_RECORD EXTRACTS_
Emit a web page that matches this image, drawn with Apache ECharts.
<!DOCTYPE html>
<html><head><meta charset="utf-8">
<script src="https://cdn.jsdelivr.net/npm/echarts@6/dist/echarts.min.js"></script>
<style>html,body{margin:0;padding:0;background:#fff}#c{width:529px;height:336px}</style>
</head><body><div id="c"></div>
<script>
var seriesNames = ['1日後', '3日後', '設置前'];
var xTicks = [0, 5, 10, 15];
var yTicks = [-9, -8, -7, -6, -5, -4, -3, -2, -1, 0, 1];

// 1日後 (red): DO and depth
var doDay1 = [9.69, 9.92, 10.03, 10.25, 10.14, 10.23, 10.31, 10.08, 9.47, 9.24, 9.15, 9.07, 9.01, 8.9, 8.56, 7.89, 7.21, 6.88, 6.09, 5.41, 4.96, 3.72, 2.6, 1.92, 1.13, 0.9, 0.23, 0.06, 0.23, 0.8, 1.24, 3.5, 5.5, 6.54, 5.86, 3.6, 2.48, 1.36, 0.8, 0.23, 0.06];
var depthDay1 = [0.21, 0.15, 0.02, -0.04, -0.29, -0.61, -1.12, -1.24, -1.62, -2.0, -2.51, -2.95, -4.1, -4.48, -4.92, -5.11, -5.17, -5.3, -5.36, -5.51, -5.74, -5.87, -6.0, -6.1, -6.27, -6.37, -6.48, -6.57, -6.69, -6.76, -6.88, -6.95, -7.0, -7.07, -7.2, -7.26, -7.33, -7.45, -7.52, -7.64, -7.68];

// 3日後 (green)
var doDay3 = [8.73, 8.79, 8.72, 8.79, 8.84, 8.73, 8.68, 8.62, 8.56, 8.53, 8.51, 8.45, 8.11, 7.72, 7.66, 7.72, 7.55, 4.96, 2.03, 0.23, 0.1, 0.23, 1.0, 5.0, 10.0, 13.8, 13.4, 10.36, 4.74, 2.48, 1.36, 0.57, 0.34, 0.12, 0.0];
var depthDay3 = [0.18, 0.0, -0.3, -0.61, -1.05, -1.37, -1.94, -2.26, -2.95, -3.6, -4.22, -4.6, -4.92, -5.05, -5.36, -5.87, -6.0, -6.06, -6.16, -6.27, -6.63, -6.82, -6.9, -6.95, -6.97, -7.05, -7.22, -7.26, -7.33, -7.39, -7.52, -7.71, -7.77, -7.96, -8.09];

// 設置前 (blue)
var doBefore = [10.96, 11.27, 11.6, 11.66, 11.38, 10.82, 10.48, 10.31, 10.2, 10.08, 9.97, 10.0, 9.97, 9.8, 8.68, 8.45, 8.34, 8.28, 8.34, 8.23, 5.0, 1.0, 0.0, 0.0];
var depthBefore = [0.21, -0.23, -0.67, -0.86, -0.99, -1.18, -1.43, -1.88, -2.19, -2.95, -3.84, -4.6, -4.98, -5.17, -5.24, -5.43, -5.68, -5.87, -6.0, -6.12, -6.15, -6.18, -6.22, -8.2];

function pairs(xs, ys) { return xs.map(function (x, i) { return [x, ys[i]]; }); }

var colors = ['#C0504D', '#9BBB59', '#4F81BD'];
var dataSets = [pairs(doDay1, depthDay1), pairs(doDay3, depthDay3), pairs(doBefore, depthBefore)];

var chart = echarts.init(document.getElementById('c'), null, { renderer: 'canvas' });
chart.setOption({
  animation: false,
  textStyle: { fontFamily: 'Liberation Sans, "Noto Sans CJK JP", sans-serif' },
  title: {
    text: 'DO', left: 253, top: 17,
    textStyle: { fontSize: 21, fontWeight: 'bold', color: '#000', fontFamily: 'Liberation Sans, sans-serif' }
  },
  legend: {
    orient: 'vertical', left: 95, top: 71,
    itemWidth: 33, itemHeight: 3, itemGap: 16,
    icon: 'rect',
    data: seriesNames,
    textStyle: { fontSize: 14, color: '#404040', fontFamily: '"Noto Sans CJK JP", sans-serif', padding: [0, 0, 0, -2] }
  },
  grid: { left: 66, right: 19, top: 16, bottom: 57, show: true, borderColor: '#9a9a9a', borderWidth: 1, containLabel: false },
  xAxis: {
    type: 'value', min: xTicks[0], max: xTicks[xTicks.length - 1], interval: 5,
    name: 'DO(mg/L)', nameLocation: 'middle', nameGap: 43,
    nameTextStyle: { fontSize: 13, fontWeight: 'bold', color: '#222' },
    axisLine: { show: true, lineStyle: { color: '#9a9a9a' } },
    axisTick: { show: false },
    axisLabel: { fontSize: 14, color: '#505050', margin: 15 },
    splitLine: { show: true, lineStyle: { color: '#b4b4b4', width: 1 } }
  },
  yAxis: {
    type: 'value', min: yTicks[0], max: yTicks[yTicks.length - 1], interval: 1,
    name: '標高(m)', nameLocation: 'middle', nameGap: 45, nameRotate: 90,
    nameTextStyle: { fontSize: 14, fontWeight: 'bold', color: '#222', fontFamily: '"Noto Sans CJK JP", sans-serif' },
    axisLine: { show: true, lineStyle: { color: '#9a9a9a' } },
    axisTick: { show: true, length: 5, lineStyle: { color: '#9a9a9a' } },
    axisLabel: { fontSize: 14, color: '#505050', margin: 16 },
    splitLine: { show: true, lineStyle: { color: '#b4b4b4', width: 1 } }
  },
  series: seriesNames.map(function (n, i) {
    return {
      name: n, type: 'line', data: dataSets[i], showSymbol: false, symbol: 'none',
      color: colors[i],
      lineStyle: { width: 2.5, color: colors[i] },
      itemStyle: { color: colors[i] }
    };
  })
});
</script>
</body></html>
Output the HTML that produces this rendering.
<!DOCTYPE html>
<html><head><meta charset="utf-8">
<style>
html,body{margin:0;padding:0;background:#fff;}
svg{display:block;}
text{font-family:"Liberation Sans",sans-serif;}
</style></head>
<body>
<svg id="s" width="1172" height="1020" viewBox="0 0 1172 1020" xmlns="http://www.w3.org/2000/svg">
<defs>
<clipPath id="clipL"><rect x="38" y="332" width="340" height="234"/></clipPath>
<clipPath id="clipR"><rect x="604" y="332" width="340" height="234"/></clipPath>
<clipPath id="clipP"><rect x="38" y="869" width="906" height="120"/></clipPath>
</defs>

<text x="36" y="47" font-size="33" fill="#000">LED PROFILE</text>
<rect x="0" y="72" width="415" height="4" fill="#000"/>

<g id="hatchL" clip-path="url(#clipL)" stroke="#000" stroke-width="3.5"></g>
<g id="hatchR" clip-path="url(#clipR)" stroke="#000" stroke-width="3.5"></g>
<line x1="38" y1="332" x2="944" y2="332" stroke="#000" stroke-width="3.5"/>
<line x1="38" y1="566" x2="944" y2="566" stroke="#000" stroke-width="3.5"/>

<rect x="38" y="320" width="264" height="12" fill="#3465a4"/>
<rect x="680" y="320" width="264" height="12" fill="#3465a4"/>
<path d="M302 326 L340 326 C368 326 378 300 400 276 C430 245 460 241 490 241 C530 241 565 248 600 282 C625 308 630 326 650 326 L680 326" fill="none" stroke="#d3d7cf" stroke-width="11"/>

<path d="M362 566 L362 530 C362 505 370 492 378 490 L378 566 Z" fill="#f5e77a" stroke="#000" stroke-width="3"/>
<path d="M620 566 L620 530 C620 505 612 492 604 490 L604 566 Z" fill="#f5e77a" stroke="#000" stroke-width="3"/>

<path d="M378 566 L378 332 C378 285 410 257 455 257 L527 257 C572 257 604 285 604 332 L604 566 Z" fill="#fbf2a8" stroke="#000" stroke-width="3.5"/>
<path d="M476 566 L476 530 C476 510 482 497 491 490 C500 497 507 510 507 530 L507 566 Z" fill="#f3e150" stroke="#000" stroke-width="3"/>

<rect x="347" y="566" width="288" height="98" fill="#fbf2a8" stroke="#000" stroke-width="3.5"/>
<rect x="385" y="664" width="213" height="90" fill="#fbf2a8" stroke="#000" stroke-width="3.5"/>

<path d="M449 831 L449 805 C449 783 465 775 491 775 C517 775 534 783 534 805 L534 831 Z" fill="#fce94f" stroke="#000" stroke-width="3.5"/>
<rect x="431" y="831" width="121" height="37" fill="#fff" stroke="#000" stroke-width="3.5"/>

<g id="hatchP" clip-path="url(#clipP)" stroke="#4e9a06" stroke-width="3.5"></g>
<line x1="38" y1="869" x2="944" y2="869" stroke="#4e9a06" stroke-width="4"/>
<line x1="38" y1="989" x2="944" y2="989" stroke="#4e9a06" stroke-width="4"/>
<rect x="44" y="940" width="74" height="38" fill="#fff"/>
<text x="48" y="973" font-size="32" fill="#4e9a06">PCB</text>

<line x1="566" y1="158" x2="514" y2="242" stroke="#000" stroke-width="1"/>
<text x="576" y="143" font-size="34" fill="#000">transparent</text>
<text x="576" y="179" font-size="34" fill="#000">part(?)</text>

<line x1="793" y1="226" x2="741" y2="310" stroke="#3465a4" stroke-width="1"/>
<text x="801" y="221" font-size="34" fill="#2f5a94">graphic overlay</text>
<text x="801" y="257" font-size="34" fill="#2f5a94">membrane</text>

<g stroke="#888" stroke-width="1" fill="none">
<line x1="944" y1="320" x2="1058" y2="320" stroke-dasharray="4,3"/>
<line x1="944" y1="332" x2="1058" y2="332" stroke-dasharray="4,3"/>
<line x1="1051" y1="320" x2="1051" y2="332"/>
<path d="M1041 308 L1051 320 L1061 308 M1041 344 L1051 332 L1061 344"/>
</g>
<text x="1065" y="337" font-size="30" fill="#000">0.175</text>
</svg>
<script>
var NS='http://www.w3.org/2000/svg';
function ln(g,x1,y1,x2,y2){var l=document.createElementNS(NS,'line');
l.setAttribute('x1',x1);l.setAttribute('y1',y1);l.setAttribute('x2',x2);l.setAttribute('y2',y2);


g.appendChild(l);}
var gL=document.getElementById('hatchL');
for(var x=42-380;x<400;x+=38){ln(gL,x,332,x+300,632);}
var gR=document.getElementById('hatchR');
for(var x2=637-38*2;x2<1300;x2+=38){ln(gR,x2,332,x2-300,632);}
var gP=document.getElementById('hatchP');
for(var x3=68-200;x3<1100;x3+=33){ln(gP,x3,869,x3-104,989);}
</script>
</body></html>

_GOAL OF THE EXERCISE_
Extract exactly the leading lines of the data, stopping at and including the line with "depthDay3), pairs(doBefore, depthBefore)];".

_TASK ANSWER_
Emit a web page that matches this image, drawn with Apache ECharts.
<!DOCTYPE html>
<html><head><meta charset="utf-8">
<script src="https://cdn.jsdelivr.net/npm/echarts@6/dist/echarts.min.js"></script>
<style>html,body{margin:0;padding:0;background:#fff}#c{width:529px;height:336px}</style>
</head><body><div id="c"></div>
<script>
var seriesNames = ['1日後', '3日後', '設置前'];
var xTicks = [0, 5, 10, 15];
var yTicks = [-9, -8, -7, -6, -5, -4, -3, -2, -1, 0, 1];

// 1日後 (red): DO and depth
var doDay1 = [9.69, 9.92, 10.03, 10.25, 10.14, 10.23, 10.31, 10.08, 9.47, 9.24, 9.15, 9.07, 9.01, 8.9, 8.56, 7.89, 7.21, 6.88, 6.09, 5.41, 4.96, 3.72, 2.6, 1.92, 1.13, 0.9, 0.23, 0.06, 0.23, 0.8, 1.24, 3.5, 5.5, 6.54, 5.86, 3.6, 2.48, 1.36, 0.8, 0.23, 0.06];
var depthDay1 = [0.21, 0.15, 0.02, -0.04, -0.29, -0.61, -1.12, -1.24, -1.62, -2.0, -2.51, -2.95, -4.1, -4.48, -4.92, -5.11, -5.17, -5.3, -5.36, -5.51, -5.74, -5.87, -6.0, -6.1, -6.27, -6.37, -6.48, -6.57, -6.69, -6.76, -6.88, -6.95, -7.0, -7.07, -7.2, -7.26, -7.33, -7.45, -7.52, -7.64, -7.68];

// 3日後 (green)
var doDay3 = [8.73, 8.79, 8.72, 8.79, 8.84, 8.73, 8.68, 8.62, 8.56, 8.53, 8.51, 8.45, 8.11, 7.72, 7.66, 7.72, 7.55, 4.96, 2.03, 0.23, 0.1, 0.23, 1.0, 5.0, 10.0, 13.8, 13.4, 10.36, 4.74, 2.48, 1.36, 0.57, 0.34, 0.12, 0.0];
var depthDay3 = [0.18, 0.0, -0.3, -0.61, -1.05, -1.37, -1.94, -2.26, -2.95, -3.6, -4.22, -4.6, -4.92, -5.05, -5.36, -5.87, -6.0, -6.06, -6.16, -6.27, -6.63, -6.82, -6.9, -6.95, -6.97, -7.05, -7.22, -7.26, -7.33, -7.39, -7.52, -7.71, -7.77, -7.96, -8.09];

// 設置前 (blue)
var doBefore = [10.96, 11.27, 11.6, 11.66, 11.38, 10.82, 10.48, 10.31, 10.2, 10.08, 9.97, 10.0, 9.97, 9.8, 8.68, 8.45, 8.34, 8.28, 8.34, 8.23, 5.0, 1.0, 0.0, 0.0];
var depthBefore = [0.21, -0.23, -0.67, -0.86, -0.99, -1.18, -1.43, -1.88, -2.19, -2.95, -3.84, -4.6, -4.98, -5.17, -5.24, -5.43, -5.68, -5.87, -6.0, -6.12, -6.15, -6.18, -6.22, -8.2];

function pairs(xs, ys) { return xs.map(function (x, i) { return [x, ys[i]]; }); }

var colors = ['#C0504D', '#9BBB59', '#4F81BD'];
var dataSets = [pairs(doDay1, depthDay1), pairs(doDay3, depthDay3), pairs(doBefore, depthBefore)];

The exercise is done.